I wrote a simple utility that checks if two sets have at least one element in common. I had the same optimization problem today and your post saved my day. This is just a way to thank you for pointing this out, hope this will help other people too :)

Notice. The utility does NOT return the first element in common but rather returns true if they have at least one element in common, false otherwise. Of course it can be easily hacked to meet your goal.

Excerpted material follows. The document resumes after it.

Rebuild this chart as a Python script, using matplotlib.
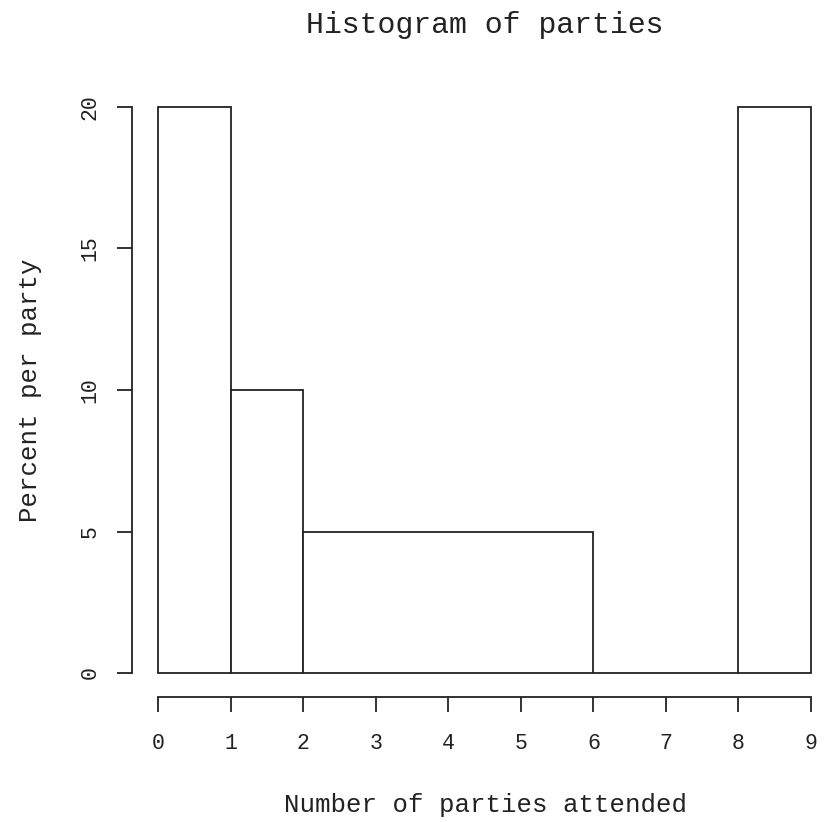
import numpy as np
import matplotlib.pyplot as plt

# histogram of party attendance (unequal bins)
edges = [0, 1, 2, 6, 8, 9]
heights = [20, 10, 5, 0, 20]
xticks = [0, 1, 2, 3, 4, 5, 6, 7, 8, 9]
yticks = [0, 5, 10, 15, 20]

W, H = 825, 822
fig = plt.figure(figsize=(W/100, H/100), dpi=100)
plt.rcParams['font.family'] = 'Liberation Mono'

# axes placed so that data box spans px 158..811 in x and 107..673 in y
ax = fig.add_axes([158/W, (H-673)/H, (811-158)/W, (673-107)/H])

lefts = np.array(edges[:-1])
widths = np.diff(edges)
bars = ax.bar(lefts, heights, width=widths, align='edge',
              facecolor='white', edgecolor='#222222', linewidth=1.3)
for b in bars:
    b.set_clip_on(False)

ax.set_xlim(0, 9)
ax.set_ylim(0, 20)

for s in ['top', 'right']:
    ax.spines[s].set_visible(False)
ax.spines['left'].set_position(('outward', 26*0.72))
ax.spines['bottom'].set_position(('outward', 24*0.72))
ax.spines['left'].set_bounds(0, 20)
ax.spines['bottom'].set_bounds(0, 9)
for s in ['left', 'bottom']:
    ax.spines[s].set_linewidth(1.3)
    ax.spines[s].set_color('#222222')

ax.set_xticks(xticks)
ax.set_yticks(yticks)
ax.tick_params(axis='both', length=15*0.72, width=1.3, color='#222222',
               labelsize=15.5, labelcolor='#222222')
ax.tick_params(axis='x', pad=15)
ax.tick_params(axis='y', pad=12)
for lab in ax.get_yticklabels():
    lab.set_rotation(90)
    lab.set_va('center')

fig.text(485/W, 1 - 25/H, 'Histogram of parties', ha='center', va='center',
         fontsize=21.5, color='#222222')
fig.text(485/W, 1 - 805/H, 'Number of parties attended', ha='center', va='center',
         fontsize=18.5, color='#222222')
fig.text(30/W, 1 - 390/H, 'Percent per party', ha='center', va='center',
         rotation=90, fontsize=18.5, color='#222222')

fig.savefig('out.png', dpi=100)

def nonEmptyIntersection(A, B):
    """
    Returns true if set A intersects set B.
    """
    smaller, bigger = A, B
    if len(B) < len(A):
        smaller, bigger = bigger, smaller
    for e in smaller:
        if e in bigger:
            return True
    return False

Answer 4

from timeit import timeit

setup = """
from random import sample, shuffle
a = range(100000)
b = sample(a, 1000)
a.reverse()
"""

forin = setup + """
def forin():
    # a = set(a)
    for obj in b:
        if obj in a:
            return obj
"""

setin = setup + """
def setin():
    # original method:
    # return tuple(set(a) & set(b))[0]
    # suggested in comment, doesn't change conclusion:
    return next(iter(set(a) & set(b)))
"""

print timeit("forin()", forin, number = 100)
print timeit("setin()", setin, number = 100)

Times:

>>>
0.0929054012768
0.637904308732
>>>
0.160845057616
1.08630760484
>>>
0.322059185123
1.10931801261
>>>
0.0758695262169
1.08920981403
>>>
0.247866360526
1.07724461708
>>>
0.301856152688
1.07903130641

Making them into sets in the setup and running 10000 runs instead of 100 yields

>>>
0.000413064976328
0.152831597075
>>>
0.00402408388788
1.49093627898
>>>
0.00394538156695
1.51841512101
>>>
0.00397715579584
1.52581949403
>>>
0.00421472926155
1.53156769646

So your version is much faster whether or not it makes sense to convert them to sets.